On est dans une enquête. Pas dans un polar ou un film.
Sinon sur Monsanto en lui même. C'est terrifiant. J'ai pas grand chose à redire de ses conclusions, les faits sont là. Les études sont bidonnées. Les scientifiques sont soit corrompus, soit réduits au silence par des pressions ou la diffamation. Les politiques (américains) coupables de complaisance, d'ignorance ou de collusions à peine cachées (le système des portes tournantes : un avocat de la firme se fait engager par une organisation gouvernementale, approuve un produit, passe au gouvernement, signe la loi, puis devient vice-président de la firme. Ca fonctionne comme ça depuis 50 ans aux yeux et au nez de tous). Le plus affligeant c'est le cynisme total de l'affaire. Les produits sont approuvés sur la base d'études financées par Monsanto elle même. Quand la manipulation des données est trop flagrante, campagne de diffamation immédiate sur les voix qui s'opposent. Procés presque toujours gagnés. Même si le sujet est ici l'alimentation et la santé humaine, les consignes de la firme sont claires : profit. Rien d'autre.

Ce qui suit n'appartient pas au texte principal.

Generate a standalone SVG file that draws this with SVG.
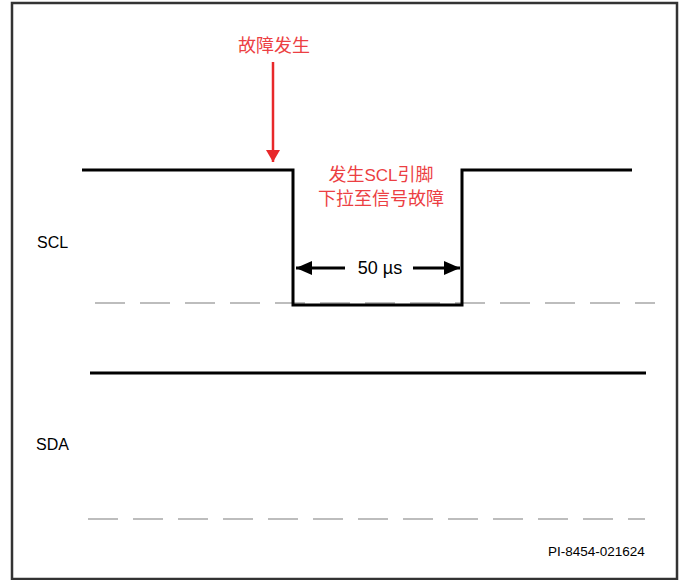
<svg xmlns="http://www.w3.org/2000/svg" width="680" height="580" viewBox="0 0 680 580">
<style>
.sig{fill:none;stroke:#000;stroke-width:3}
.dash{fill:none;stroke:#bdbdbd;stroke-width:2;stroke-dasharray:30 15}
.lbl{font-family:"Liberation Sans",Arial,sans-serif;font-size:16px;fill:#000}
.red{font-family:"Liberation Sans","Noto Sans CJK SC",sans-serif;font-size:18px;fill:#ec3f43;text-anchor:middle}
</style>
<defs>
<marker id="ahr" viewBox="0 0 12 14" markerWidth="12" markerHeight="14" refX="12" refY="7" orient="auto" markerUnits="userSpaceOnUse">
<path d="M0,0 L12,7 L0,14 Z" fill="#e8282a"/>
</marker>
<marker id="ahb" viewBox="0 0 16 14" markerWidth="16" markerHeight="14" refX="16" refY="7" orient="auto" markerUnits="userSpaceOnUse">
<path d="M0,0 L16,7 L0,14 Z" fill="#000"/>
</marker>
</defs>
<rect x="12" y="3" width="665" height="576" fill="#fff" stroke="#333" stroke-width="2.5"/>
<g id="scl">
<path class="dash" d="M95,303 H655"/>
<path class="sig" d="M82,170 H293 V305 H462 V170 H632"/>
<text class="lbl" x="37" y="248">SCL</text>
</g>
<g id="sda">
<path class="dash" d="M88,519 H645"/>
<path class="sig" d="M90,373 H646"/>
<text class="lbl" x="36" y="450">SDA</text>
</g>
<g id="fault">
<text class="red" x="274" y="52">故障发生</text>
<text class="red" x="381" y="181"><tspan>发生</tspan><tspan style="font-size:17px">SCL</tspan><tspan>引脚</tspan></text>
<text class="red" x="381" y="205">下拉至信号故障</text>
</g>
<g id="connectors">
<line x1="273" y1="62" x2="273" y2="162" stroke="#e8282a" stroke-width="2.5" marker-end="url(#ahr)"/>
<line x1="345" y1="268" x2="296" y2="268" stroke="#000" stroke-width="3" marker-end="url(#ahb)"/>
<line x1="413" y1="268" x2="460" y2="268" stroke="#000" stroke-width="3" marker-end="url(#ahb)"/>
</g>
<text class="lbl" x="380" y="274" text-anchor="middle" style="font-size:18px">50 µs</text>
<text x="548" y="556" font-family="'Liberation Sans',Arial,sans-serif" font-size="13.5" fill="#000">PI-8454-021624</text>
</svg>
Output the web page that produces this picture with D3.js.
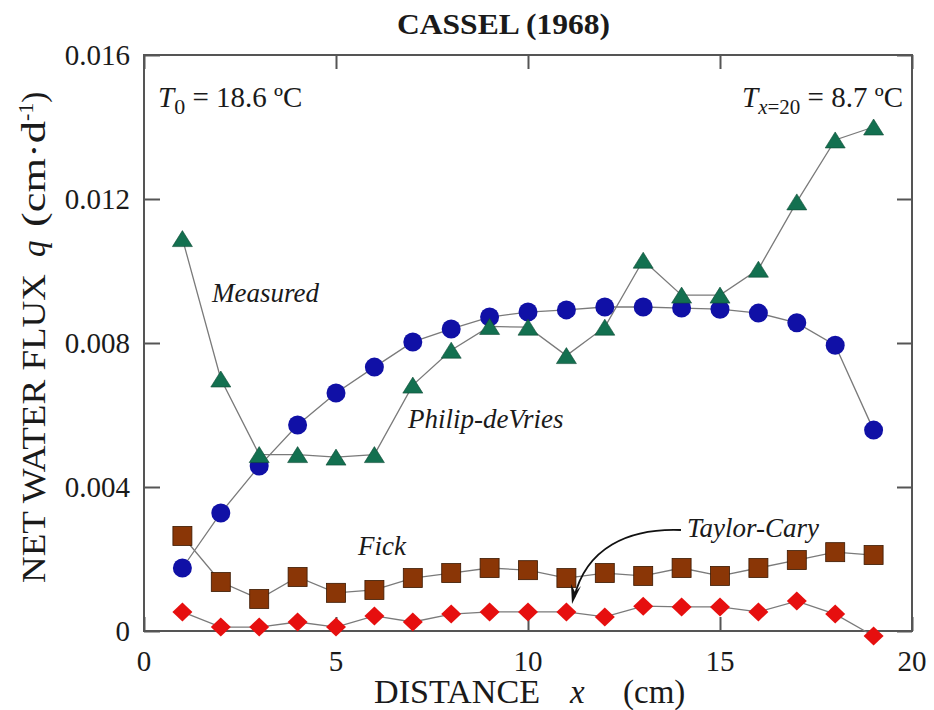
<!DOCTYPE html>
<html>
<head>
<meta charset="utf-8">
<script src="https://cdn.jsdelivr.net/npm/d3@7"></script>
<style>
  body { margin: 0; background: #fff; }
  text { font-family: "Liberation Serif", "DejaVu Serif", serif; fill: #1a1a1a; }
</style>
</head>
<body>
<div id="plot-container"></div>
<script>
const distance = [1, 2, 3, 4, 5, 6, 7, 8, 9, 10, 11, 12, 13, 14, 15, 16, 17, 18, 19];
const measured = [0.0109, 0.0070, 0.0049, 0.0049, 0.00483, 0.0049, 0.00683, 0.0078, 0.00846, 0.00844,
                  0.00765, 0.00844, 0.0103, 0.00933, 0.00933, 0.01005, 0.01192, 0.01364, 0.0140];
const philipDeVries = [0.00175, 0.00328, 0.00458, 0.00572, 0.00661, 0.00733, 0.00803, 0.00839, 0.00872, 0.00886,
                       0.00892, 0.0090, 0.0090, 0.00897, 0.00894, 0.00883, 0.00856, 0.00794, 0.00558];
const fick = [0.00264, 0.00136, 0.00089, 0.0015, 0.00106, 0.00114, 0.00147, 0.00161, 0.00175, 0.00169,
              0.00147, 0.00161, 0.00153, 0.00175, 0.00153, 0.00175, 0.00197, 0.00219, 0.00211];
const taylorCary = [0.00053, 0.00011, 0.00011, 0.00025, 0.00011, 0.00042, 0.00025, 0.00047, 0.00053, 0.00053,
                    0.00053, 0.00039, 0.00069, 0.00067, 0.00067, 0.00053, 0.00083, 0.00047, -0.00014];
const xTicks = [0, 5, 10, 15, 20];
const yTicks = [0, 0.004, 0.008, 0.012, 0.016];

const margin = { top: 55, right: 22, bottom: 79, left: 144 };
const width = 934 - margin.left - margin.right;
const height = 710 - margin.top - margin.bottom;

const svg = d3.select("#plot-container")
    .append("svg")
    .attr("width", 934)
    .attr("height", 710);

const g = svg.append("g")
    .attr("transform", `translate(${margin.left},${margin.top})`);

const x = d3.scaleLinear().domain([0, 20]).range([0, width]);
const y = d3.scaleLinear().domain([0, 0.016]).range([height, 0]);

// frame + inward ticks on all four sides
const frameColor = "#555";
g.append("g").attr("transform", `translate(0,${height})`)
    .call(d3.axisBottom(x).tickValues(xTicks).tickSize(-14).tickFormat(""));
g.append("g")
    .call(d3.axisTop(x).tickValues(xTicks).tickSize(-14).tickFormat(""));
g.append("g")
    .call(d3.axisLeft(y).tickValues(yTicks).tickSize(-16).tickFormat(""));
g.append("g").attr("transform", `translate(${width},0)`)
    .call(d3.axisRight(y).tickValues(yTicks).tickSize(-15).tickFormat(""));
g.selectAll(".domain").remove();
g.selectAll(".tick line").attr("stroke", frameColor).attr("stroke-width", 2);
g.append("rect")
    .attr("width", width).attr("height", height)
    .attr("fill", "none").attr("stroke", frameColor).attr("stroke-width", 2);

// tick labels
g.selectAll(".xlab").data(xTicks).enter().append("text")
    .attr("x", d => x(d)).attr("y", height + 40)
    .attr("text-anchor", "middle").style("font-size", "29px")
    .text(d => d);
g.selectAll(".ylab").data(yTicks).enter().append("text")
    .attr("x", -14).attr("y", d => y(d) + 10)
    .attr("text-anchor", "end").style("font-size", "29px")
    .text(d => d === 0 ? "0" : d3.format(".3f")(d));

// series
const series = [
    { name: "taylor", values: taylorCary },
    { name: "fick", values: fick },
    { name: "pdv", values: philipDeVries },
    { name: "measured", values: measured }
];
const line = d3.line().x(d => x(d[0])).y(d => y(d[1]));
series.forEach(s => {
    g.append("path")
        .datum(distance.map((d, i) => [d, s.values[i]]))
        .attr("fill", "none").attr("stroke", "#7a7a7a").attr("stroke-width", 1.3)
        .attr("d", line);
});

const pts = vals => distance.map((d, i) => [d, vals[i]]);

g.selectAll(".diamond").data(pts(taylorCary)).enter().append("path")
    .attr("transform", d => `translate(${x(d[0])},${y(d[1])})`)
    .attr("d", "M0,-9.5L10,0L0,9.5L-10,0Z")
    .attr("fill", "#e60f0f");

g.selectAll(".square").data(pts(fick)).enter().append("rect")
    .attr("x", d => x(d[0]) - 9.5).attr("y", d => y(d[1]) - 9.5)
    .attr("width", 19).attr("height", 19)
    .attr("fill", "#8a3606").attr("stroke", "#3a1800").attr("stroke-width", 0.8);

g.selectAll(".circle").data(pts(philipDeVries)).enter().append("circle")
    .attr("cx", d => x(d[0])).attr("cy", d => y(d[1])).attr("r", 9.5)
    .attr("fill", "#1010a6");

g.selectAll(".tri").data(pts(measured)).enter().append("path")
    .attr("transform", d => `translate(${x(d[0])},${y(d[1])})`)
    .attr("d", "M0,-8L10,8L-10,8Z")
    .attr("fill", "#137050").attr("stroke", "#0d4a34").attr("stroke-width", 0.6);

// title
svg.append("text")
    .attr("x", 397).attr("y", 34)
    .attr("textLength", 213).attr("lengthAdjust", "spacingAndGlyphs")
    .style("font-size", "30px").style("font-weight", "bold")
    .text("CASSEL (1968)");

// temperature notes
const t0 = svg.append("text").attr("x", 158).attr("y", 107).style("font-size", "29px");
t0.append("tspan").style("font-style", "italic").text("T");
t0.append("tspan").attr("dy", 7).style("font-size", "22px").text("0");
t0.append("tspan").attr("dy", -7).text(" = 18.6 ºC");

const t20 = svg.append("text").attr("x", 903).attr("y", 107)
    .attr("text-anchor", "end").style("font-size", "29px");
t20.append("tspan").style("font-style", "italic").text("T");
t20.append("tspan").attr("dy", 7).style("font-size", "21px").style("font-style", "italic").text("x");
t20.append("tspan").style("font-size", "21px").text("=20");
t20.append("tspan").attr("dy", -7).text(" = 8.7 ºC");

// series labels
const labels = [
    { text: "Measured", x: 212, y: 302 },
    { text: "Philip-deVries", x: 408, y: 428 },
    { text: "Fick", x: 358, y: 555 },
    { text: "Taylor-Cary", x: 687, y: 537 }
];
svg.selectAll(".serieslab").data(labels).enter().append("text")
    .attr("x", d => d.x).attr("y", d => d.y)
    .style("font-size", "27px").style("font-style", "italic")
    .text(d => d.text);

// curved arrow for Taylor-Cary
svg.append("path")
    .attr("d", "M681,530 C628,528 586,548 574,598")
    .attr("fill", "none").attr("stroke", "#111").attr("stroke-width", 1.8);
svg.append("path")
    .attr("d", "M572,604 L571,584 L575,592 L581,586 Z")
    .attr("fill", "#111");

// axis titles
const xt = svg.append("text").attr("x", 374).attr("y", 703).style("font-size", "33px");
xt.append("tspan").attr("textLength", 166).attr("lengthAdjust", "spacingAndGlyphs").text("DISTANCE");
xt.append("tspan").attr("x", 570).style("font-style", "italic").text("x");
xt.append("tspan").attr("x", 623).text("(cm)");

const yt = svg.append("text")
    .attr("transform", "translate(45,583) rotate(-90)")
    .style("font-size", "33px");
yt.append("tspan").attr("x", 0).attr("textLength", 309).attr("lengthAdjust", "spacingAndGlyphs")
    .text("NET WATER FLUX");
yt.append("tspan").attr("x", 326).style("font-style", "italic").text("q");
yt.append("tspan").attr("x", 356).attr("textLength", 106).attr("lengthAdjust", "spacingAndGlyphs").text("(cm·d");
yt.append("tspan").attr("dy", -12).style("font-size", "22px").text("-1");
yt.append("tspan").attr("dy", 12).text(")");
</script>
</body>
</html>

La passé de la boîte est assez terrifiant (dioxine, projet Manhattan, agent Orange, hormone de croissance bovine, Roundup, OGM, tous ont eu et ont toujours des conséquences terribles et encore cachées du grand public). Ses méthodes, parfois à la limite de l'Inquisition (le chapitre sur les agents chargés de contrôler le respect des brevets par les paysans frise l'absurde, mais c'est bien réel). Il y a aussi tout le débat sur les brevets du vivant et le contrôle quasi total de toute la chaîne agro-alimentaire aux US (semences, semenciers, fermiers, contrôles, réglementations, ils sont PARTOUT).
Bref, on va tous crever, monde de merde.